◆ **What to produce**:
Leave the pictures out and quote every line from the start of the listing to the line with "6, 6, 1, 0, -4]", inclusive.

Records with drawing code
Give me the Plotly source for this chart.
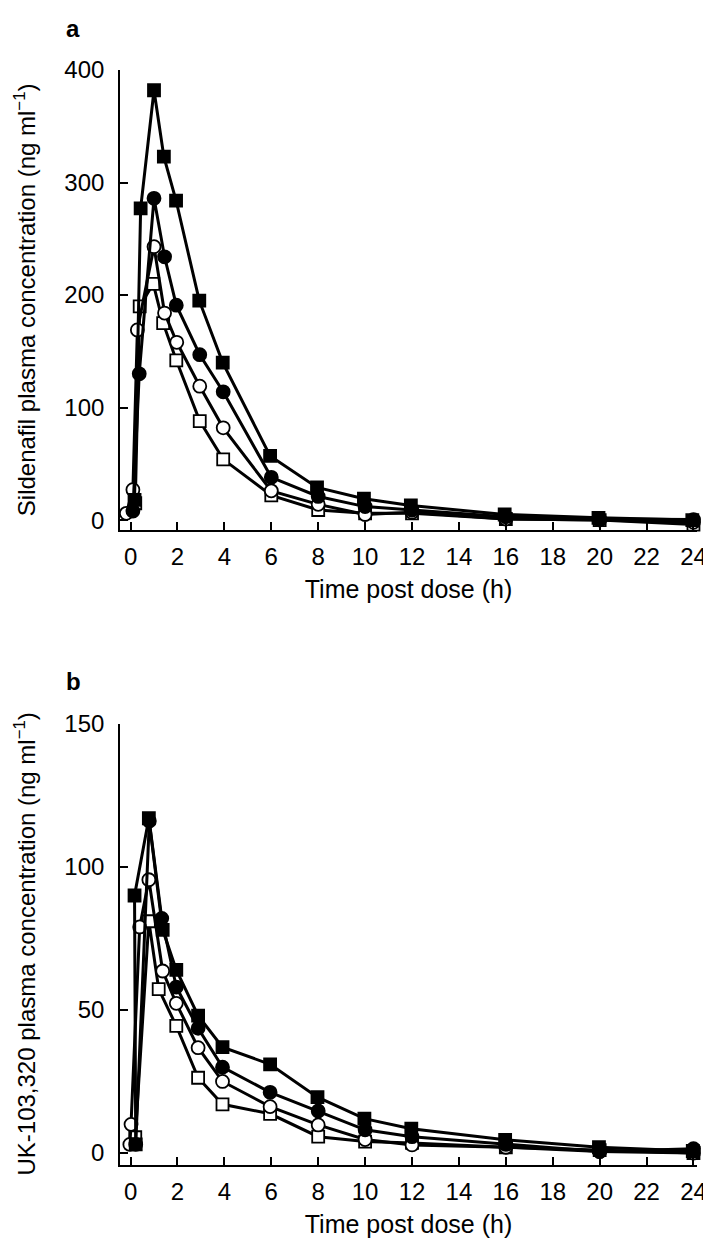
import plotly.graph_objects as go

FONT = "Liberation Sans, Arial, Helvetica, sans-serif"

x_ticks = list(range(0, 25, 2))
ya_ticks = [0, 100, 200, 300, 400]
yb_ticks = [0, 50, 100, 150]

# ---- Panel a: Sildenafil (ng/ml) ----
a_fsq_t = [0.17, 0.43, 1.0, 1.42, 1.94, 2.93, 3.93, 5.95, 7.95, 9.95, 11.95, 15.95, 19.95, 23.95]
a_fsq_v = [18, 277, 382, 323, 284, 195, 140, 57, 29, 19, 13, 5, 2, 0]
a_fci_t = [0.1, 0.37, 1.0, 1.45, 1.95, 2.95, 3.95, 6, 8, 10, 12, 16, 20, 24]
a_fci_v = [8, 130, 286, 234, 191, 147, 114, 38, 21, 12, 9, 3, 1, 0.5]
a_oci_t = [-0.18, 0.1, 0.29, 1.0, 1.45, 1.97, 2.95, 3.95, 6, 8, 10, 12, 16, 20, 24]
a_oci_v = [6, 27, 169, 243, 184, 158, 119, 82, 26, 14, 5, 7, 1, 0, -2]
a_osq_t = [0.2, 0.39, 0.97, 1.39, 1.95, 2.95, 3.95, 6, 8, 10, 12, 16, 20, 24]
a_osq_v = [15, 190, 210, 175, 142, 88, 54, 22, 9, 6, 6, 1, 0, -4]

# ---- Panel b: UK-103,320 (ng/ml) ----
b_fsq_t = [0.22, 0.17, 0.78, 1.37, 1.95, 2.88, 3.92, 5.95, 7.97, 9.97, 11.97, 15.97, 19.97, 23.97]
b_fsq_v = [3, 90, 117, 78, 64, 48, 37, 31, 19.5, 12, 8.5, 4.6, 2, 0.7]
b_fci_t = [0.22, 0.8, 1.33, 1.95, 2.88, 3.92, 5.95, 8, 10, 12, 16, 20, 24]
b_fci_v = [3, 116, 82, 58, 43.6, 30, 21.2, 14.7, 8.1, 5.7, 3, 0.5, 1.5]
b_oci_t = [-0.03, 0.02, 0.39, 0.78, 1.37, 1.95, 2.88, 3.92, 5.95, 8, 10, 12, 16, 20, 24]
b_oci_v = [3, 10, 79, 95.5, 63.6, 52.3, 36.8, 25, 16.2, 9.8, 4.7, 2.8, 2, 0.5, 0]
b_osq_t = [0.2, 0.78, 1.2, 1.95, 2.88, 3.92, 5.95, 8, 10, 12, 16, 20, 24]
b_osq_v = [5.5, 81, 57.3, 44.4, 26.3, 17, 13.7, 5.7, 4, 3.5, 2, 1, 0]

fig = go.Figure()


def add(t, v, symbol, fill, size, xa, ya):
    fig.add_trace(go.Scatter(
        x=t, y=v, mode="lines+markers", xaxis=xa, yaxis=ya,
        line=dict(color="black", width=3),
        marker=dict(symbol=symbol, size=size, color=fill,
                    line=dict(color="black", width=1.8)),
        showlegend=False, cliponaxis=False, hoverinfo="skip"))


for xa, ya, series in [
    ("x", "y", [(a_osq_t, a_osq_v, "square", "white", 12),
                (a_oci_t, a_oci_v, "circle", "white", 13),
                (a_fci_t, a_fci_v, "circle", "black", 13),
                (a_fsq_t, a_fsq_v, "square", "black", 12)]),
    ("x2", "y2", [(b_osq_t, b_osq_v, "square", "white", 12),
                  (b_oci_t, b_oci_v, "circle", "white", 13),
                  (b_fci_t, b_fci_v, "circle", "black", 13),
                  (b_fsq_t, b_fsq_v, "square", "black", 12)]),
]:
    for t, v, sym, fill, size in series:
        add(t, v, sym, fill, size, xa, ya)

axis_common = dict(
    showline=True, linecolor="black", linewidth=1.6,
    ticks="inside", ticklen=8, tickwidth=1.6, tickcolor="black",
    showgrid=False, zeroline=False,
    tickfont=dict(family=FONT, size=24, color="black"),
)

xcommon = dict(axis_common, range=[-0.45, 24.15], tickmode="array", tickvals=x_ticks,
               ticklabelstandoff=4,
               title=dict(text="Time post dose (h)", font=dict(family=FONT, size=25, color="black"),
                          standoff=12))

fig.update_layout(
    width=711, height=1238,
    margin=dict(l=112, r=21, t=62, b=79),
    paper_bgcolor="white", plot_bgcolor="white",
    xaxis=dict(xcommon, anchor="y", domain=[0, 1]),
    yaxis=dict(axis_common, anchor="x", domain=[0.5798, 1], range=[-8.9, 400],
               tickmode="array", tickvals=ya_ticks, ticklabelstandoff=9),
    xaxis2=dict(xcommon, anchor="y2", domain=[0, 1]),
    yaxis2=dict(axis_common, anchor="x2", domain=[0, 0.4029], range=[-4.2, 150],
                tickmode="array", tickvals=yb_ticks, ticklabelstandoff=9),
)

annots = [
    dict(text="<b>a</b>", x=-0.0813, y=1.0383, xref="paper", yref="paper"),
    dict(text="<b>b</b>", x=-0.0813, y=0.4412, xref="paper", yref="paper"),
    dict(text="Sildenafil plasma concentration (ng ml<sup>−1</sup>)", x=-0.1644, y=0.5,
         xref="paper", yref="y domain", textangle=-90),
    dict(text="UK-103,320 plasma concentration (ng ml<sup>−1</sup>)", x=-0.1644, y=0.5,
         xref="paper", yref="y2 domain", textangle=-90),
]
for a in annots:
    fig.add_annotation(showarrow=False, xanchor="center", yanchor="middle",
                       font=dict(family=FONT, size=24, color="black"), **a)

fig.write_html("out.html")
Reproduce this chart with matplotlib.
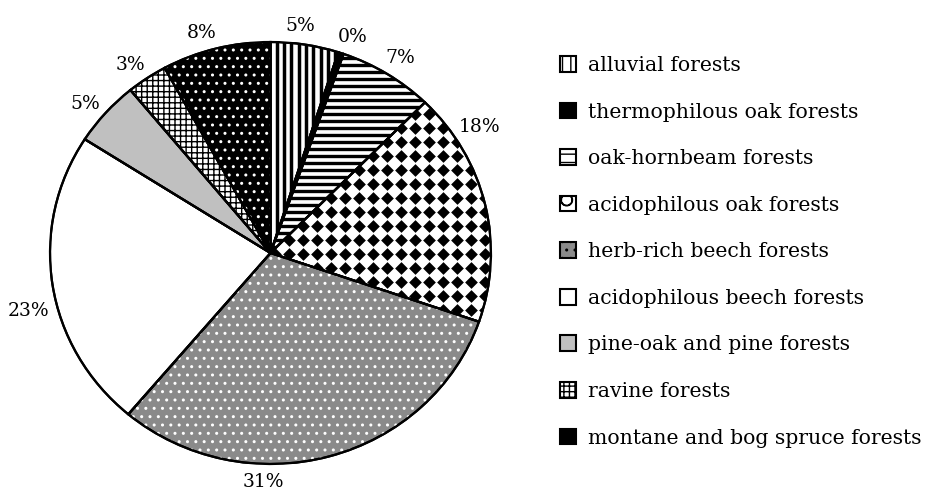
import numpy as np
import matplotlib
matplotlib.use("Agg")
import matplotlib.pyplot as plt
from matplotlib.patches import Patch, Wedge

plt.rcParams['font.family'] = ['DejaVu Serif']
plt.rcParams['hatch.linewidth'] = 1.0

# data (percent of area)
forest_types = ['alluvial forests', 'thermophilous oak forests', 'oak-hornbeam forests',
                'acidophilous oak forests', 'herb-rich beech forests',
                'acidophilous beech forests', 'pine-oak and pine forests',
                'ravine forests', 'montane and bog spruce forests']
shares = [5, 0.4, 7, 18, 31, 23, 5, 3, 8]
share_labels = ['5%', '0%', '7%', '18%', '31%', '23%', '5%', '3%', '8%']

# styling per slice
faces = ['white', 'black', 'white', 'white', '#8a8a8a', 'white', '#c0c0c0', 'white', 'black']
legend_hatch = ['||', None, '--', 'O', '..', None, None, '+++', '..']
label_shift = [-2, 1, 0, -20, 17, -6, -1, -1, -2]   # degrees, label nudges

fig = plt.figure(figsize=(9.29, 4.90), dpi=100)
ax = fig.add_axes([50 / 929, 26 / 490, 441 / 929, 422 / 490])

wedges, _ = ax.pie(shares, colors=faces, startangle=90, counterclock=False,
                   wedgeprops=dict(edgecolor='black', linewidth=1.6))
ax.set_aspect('auto')
ax.set_xlim(-1, 1)
ax.set_ylim(-1, 1)
ax.axis('off')


def texture(w, artist):
    artist.set_clip_path(w)
    artist.set_zorder(w.get_zorder() + 0.5)


# thick stripes: alluvial (vertical), oak-hornbeam (horizontal)
xs = np.arange(-1, 1, 7.3 / 220)
texture(wedges[0], ax.vlines(xs, -1, 1, color='black', linewidth=2.5))
ys = np.arange(-1, 1, 7.0 / 211)
texture(wedges[2], ax.hlines(ys, -1, 1, color='black', linewidth=2.4))

# fine grid: ravine forests
wedges[7].set_hatch('+++')

# white dots on herb-rich beech and spruce forests
for i in (4, 8):
    w = wedges[i]
    ov = Wedge(w.center, w.r, w.theta1, w.theta2, facecolor='none',
               edgecolor='white', linewidth=0, hatch='..')
    ax.add_patch(ov)

# black diamonds: acidophilous oak forests
gx, gy = np.meshgrid(np.arange(-1, 1, 14 / 220), np.arange(-1, 1, 14 / 211))
texture(wedges[3], ax.scatter(gx.ravel(), gy.ravel(), marker='D', s=42,
                              color='black', linewidths=0))

# redraw the outlines above the textures
for w in wedges:
    ax.add_patch(Wedge(w.center, w.r, w.theta1, w.theta2, facecolor='none',
                       edgecolor='black', linewidth=1.6, zorder=w.get_zorder() + 1))

# percentage labels just outside the rim
total = sum(shares)
start = 0
for v, lab, sh in zip(shares, share_labels, label_shift):
    mid = np.deg2rad((start + v / 2) / total * 360 + sh)
    sx, cy = np.sin(mid), np.cos(mid)
    hw = 4 * len(lab) + 3
    ax.annotate(lab, xy=(1.04 * sx, 1.04 * cy), xytext=(hw * sx, 7 * cy),
                textcoords='offset points', ha='center', va='center', fontsize=13.5,
                annotation_clip=False)
    start += v

# legend
handles = [Patch(facecolor=f, edgecolor='black', linewidth=1.5, hatch=h)
           for f, h in zip(faces, legend_hatch)]
fig.legend(handles, forest_types, loc='upper left', bbox_to_anchor=(560 / 929, 1 - 56 / 490),
           frameon=False, fontsize=14.7, borderpad=0, borderaxespad=0,
           handlelength=0.8, handleheight=0.8, handletextpad=0.55, labelspacing=1.35)

plt.savefig('out.png', dpi=100)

◆ **Written solution**:
Give me the Plotly source for this chart.
import plotly.graph_objects as go

FONT = "Liberation Sans, Arial, Helvetica, sans-serif"

x_ticks = list(range(0, 25, 2))
ya_ticks = [0, 100, 200, 300, 400]
yb_ticks = [0, 50, 100, 150]

# ---- Panel a: Sildenafil (ng/ml) ----
a_fsq_t = [0.17, 0.43, 1.0, 1.42, 1.94, 2.93, 3.93, 5.95, 7.95, 9.95, 11.95, 15.95, 19.95, 23.95]
a_fsq_v = [18, 277, 382, 323, 284, 195, 140, 57, 29, 19, 13, 5, 2, 0]
a_fci_t = [0.1, 0.37, 1.0, 1.45, 1.95, 2.95, 3.95, 6, 8, 10, 12, 16, 20, 24]
a_fci_v = [8, 130, 286, 234, 191, 147, 114, 38, 21, 12, 9, 3, 1, 0.5]
a_oci_t = [-0.18, 0.1, 0.29, 1.0, 1.45, 1.97, 2.95, 3.95, 6, 8, 10, 12, 16, 20, 24]
a_oci_v = [6, 27, 169, 243, 184, 158, 119, 82, 26, 14, 5, 7, 1, 0, -2]
a_osq_t = [0.2, 0.39, 0.97, 1.39, 1.95, 2.95, 3.95, 6, 8, 10, 12, 16, 20, 24]
a_osq_v = [15, 190, 210, 175, 142, 88, 54, 22, 9, 6, 6, 1, 0, -4]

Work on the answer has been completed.